Foste a primeira mulher francesa a assinar com a Inverse Records. Enfim, em muitas situações, sempre foste uma pioneira, portanto, foi apenas mais mais um passo... Como é que isso se proporcionou?

É da minha natureza afastar as barreiras, para o melhor e às vezes para o pior, porque quando abalas as ordens estabelecidas, não fazes apenas amigos para ti próprio. Lembro-me de que, quando andava na escola católica, pintava as minhas roupas de roxo e o meu cabelo de vermelho, usava saias curtas e Doc Martens e uma cruz invertida no pescoço. O meu objetivo não era chocar os outros. Era para dizer "não" ao conformismo que sentia que estava em meu redor. Disseram-me em voz baixa e em mensagens altas que eu não poderia ser uma música do mundo extremo. Mas era quem eu era. E acostumei-me. Acredito que é o meu trabalho como artista trazer luz onde há obscurantismo e trazer beleza onde ela não existe. Porém, não o faço com um sentimento de superioridade, nem mesmo com um sentimento de propósito. Quando eu faço músicas, simplesmente faço músicas, aqui e agora, no momento. O que sai, sai em grande parte do meu subconsciente. Sou apenas a ferramenta que organiza o que sai dele e que o transforma em forma musical.

 

Que outros projetos tens em mente para o futuro?

Atualmente já estou a compor novas canções. O meu projeto era focar-me ao vivo e tocar as músicas do Waves, assim como as músicas mais antigas, nos palcos. No entanto, como sabes, apareceu a Covid e como não queria ficar parada sem fazer nada, permiti que minha mente começasse a compor novamente. Nesta fase, ainda não está claro como irei proceder. Sou eu e o meu computador, a minha programação e a minha guitarra.

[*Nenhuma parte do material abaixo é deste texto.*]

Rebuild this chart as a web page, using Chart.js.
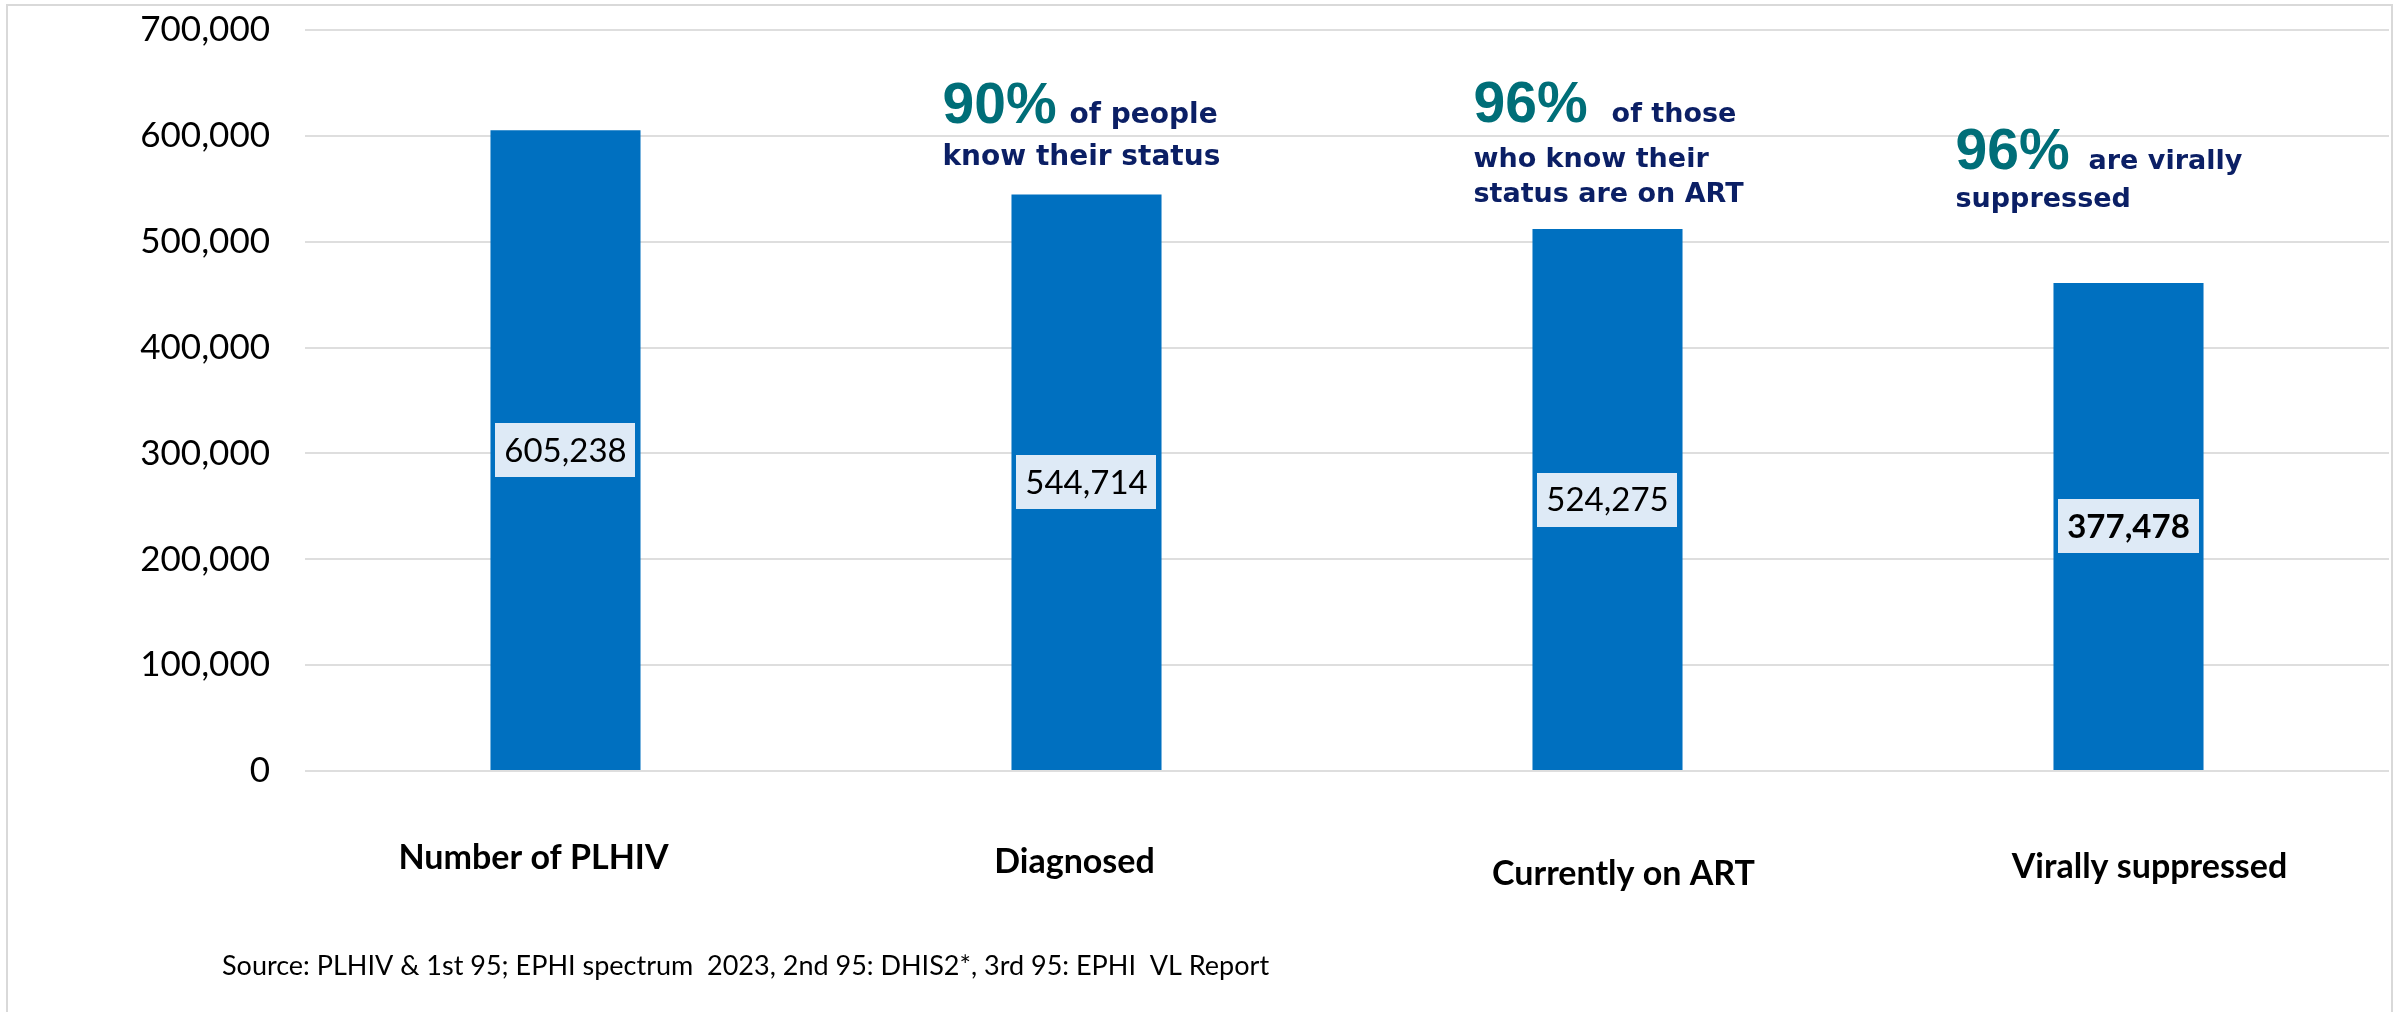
<!DOCTYPE html>
<html>
<head>
<meta charset="utf-8">
<script src="https://cdn.jsdelivr.net/npm/chart.js@4.4.1/dist/chart.umd.min.js"></script>
<style>
  html, body { margin: 0; padding: 0; background: #ffffff; }
  #wrap { position: relative; width: 2405px; height: 1012px; }
  canvas { display: block; }
</style>
</head>
<body>
<div id="wrap"><canvas id="c" width="2405" height="1012"></canvas></div>
<script>
// ---------- DATA ----------
const categories = ["Number of PLHIV", "Diagnosed", "Currently on ART", "Virally suppressed"];
const barValues = [605238, 544714, 512000, 461000];          // bar heights as drawn
const valueLabels = ["605,238", "544,714", "524,275", "377,478"]; // printed data labels
const valueLabelBold = [false, false, false, true];
const yTickValues = [0, 100000, 200000, 300000, 400000, 500000, 600000, 700000];
const percentTexts = ["", "90%", "96%", "96%"];
const annotationLines = [
  [],
  ["of people", "know their status"],
  ["of those", "who know their", "status are on ART"],
  ["are virally", "suppressed"]
];
const sourceNote = "Source: PLHIV & 1st 95; EPHI spectrum  2023, 2nd 95: DHIS2*, 3rd 95: EPHI  VL Report";

// ---------- STYLE / LAYOUT ----------
const COLORS = {
  bar: "#0070C0",
  grid: "#DEDEDE",
  labelBox: "#DEEAF6",
  teal: "#006E78",
  navy: "#0B1F65",
  text: "#000000",
  frame: "#D9D9D9"
};
const annotationLayout = [
  null,
  { dx: -144, baselines: [123, 165], gap: 13, size: 28 },
  { dx: -134, baselines: [122, 167, 202], gap: 24, size: 27 },
  { dx: -173, baselines: [169, 207], gap: 19, size: 27 }
];
// category text boxes sit slightly off the bar centres in the original slide
const categoryLabelLayout = [
  { dx: -32, baseline: 869 },
  { dx: -12, baseline: 873 },
  { dx: 16, baseline: 885 },
  { dx: 21, baseline: 878 }
];

const frameAndNotes = {
  id: "frameAndNotes",
  beforeDraw(chart) {
    const ctx = chart.ctx;
    ctx.save();
    ctx.fillStyle = "#ffffff";
    ctx.fillRect(0, 0, chart.width, chart.height);
    ctx.strokeStyle = COLORS.frame;
    ctx.lineWidth = 2;
    ctx.strokeRect(7, 5, 2385, 1030);
    ctx.restore();
  },
  afterDatasetsDraw(chart) {
    const ctx = chart.ctx;
    const meta = chart.getDatasetMeta(0);
    const xs = chart.scales.x;
    ctx.save();
    // data labels in boxes at bar middles
    meta.data.forEach((bar, i) => {
      const cy = (bar.y + bar.base) / 2;
      ctx.font = (valueLabelBold[i] ? "bold " : "") + "33px Lato";
      const w = ctx.measureText(valueLabels[i]).width;
      const bw = w + 18, bh = 54;
      ctx.fillStyle = COLORS.labelBox;
      ctx.fillRect(Math.round(bar.x - bw / 2), Math.round(cy - bh / 2), Math.round(bw), bh);
      ctx.fillStyle = COLORS.text;
      ctx.textAlign = "center";
      ctx.textBaseline = "middle";
      ctx.fillText(valueLabels[i], bar.x, cy + 1);
    });
    // category labels under the axis
    ctx.font = "bold 34px Lato";
    ctx.fillStyle = COLORS.text;
    ctx.textAlign = "center";
    ctx.textBaseline = "alphabetic";
    categories.forEach((c, i) => {
      const lay = categoryLabelLayout[i];
      ctx.fillText(c, xs.getPixelForValue(i) + lay.dx, lay.baseline);
    });
    // annotations
    ctx.textAlign = "left";
    categories.forEach((c, i) => {
      const lay = annotationLayout[i];
      if (!lay) return;
      const left = xs.getPixelForValue(i) + lay.dx;
      ctx.font = "bold 57px 'Liberation Sans'";
      ctx.fillStyle = COLORS.teal;
      ctx.fillText(percentTexts[i], left, lay.baselines[0]);
      const pw = ctx.measureText(percentTexts[i]).width;
      ctx.font = "bold " + lay.size + "px 'DejaVu Sans'";
      ctx.fillStyle = COLORS.navy;
      annotationLines[i].forEach((line, k) => {
        const x = k === 0 ? left + pw + lay.gap : left;
        ctx.fillText(line, x, lay.baselines[k]);
      });
    });
    // source note
    ctx.font = "27px Lato";
    ctx.fillStyle = COLORS.text;
    ctx.fillText(sourceNote, 222, 975);
    ctx.restore();
  }
};

function build() {
  new Chart(document.getElementById("c"), {
    type: "bar",
    data: {
      labels: categories,
      datasets: [{
        data: barValues,
        backgroundColor: COLORS.bar,
        borderWidth: 0,
        barPercentage: 0.288,
        categoryPercentage: 1.0
      }]
    },
    options: {
      responsive: false,
      animation: false,
      devicePixelRatio: 1,
      layout: { padding: { left: 0, right: 16, top: 30, bottom: 0 } },
      plugins: { legend: { display: false }, tooltip: { enabled: false } },
      scales: {
        x: {
          grid: { display: false },
          border: { display: false },
          ticks: { display: false },
          afterFit(s) { s.height = 241; s.paddingLeft = 0; s.paddingRight = 0; }
        },
        y: {
          min: 0,
          max: 700000,
          afterBuildTicks(s) { s.ticks = yTickValues.map(v => ({ value: v })); },
          grid: { color: COLORS.grid, lineWidth: 2, drawTicks: false },
          border: { display: false },
          ticks: {
            font: { family: "Lato", size: 35 },
            color: COLORS.text,
            padding: 35,
            callback: v => Number(v).toLocaleString("en-US")
          },
          afterFit(s) { s.width = 305; s.paddingTop = 0; s.paddingBottom = 0; }
        }
      }
    },
    plugins: [frameAndNotes]
  });
}

Promise.all([
  document.fonts.load("35px Lato"),
  document.fonts.load("bold 35px Lato"),
  document.fonts.load("bold 57px 'Liberation Sans'"),
  document.fonts.load("bold 27px 'DejaVu Sans'")
]).then(build, build);
</script>
</body>
</html>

Posso dizer, entretanto, que a ideologia nas novas canções continua o que comecei com Waves. Estou a dar o que sinto que a humanidade mais precisa, no presente e no futuro próximo.

 

Muito obrigado Eilera, por esta fantástica conversa! Queres acrescentar mais alguma coisa ou deixar uma mensagem para os teua fãs?

Obrigado. Convido todos que gostariam de ouvir e compartilhar com a nossa comunidade a se juntarem a nós no Spotify para ouvir, no Youtube para ouvir e assistir, no Facebook, Instagram e Twitter. Eilera.com também está disponível para todos. Vou continuar a dar tanto quanto eu puder, enquanto eu puder. A interação que recebo com os seguidores é sempre rica e preciosa para mim. A música é antes de tudo uma troca. Se não pudermos tê-lo ao vivo, podemos tê-lo online. Vamos fazer isso.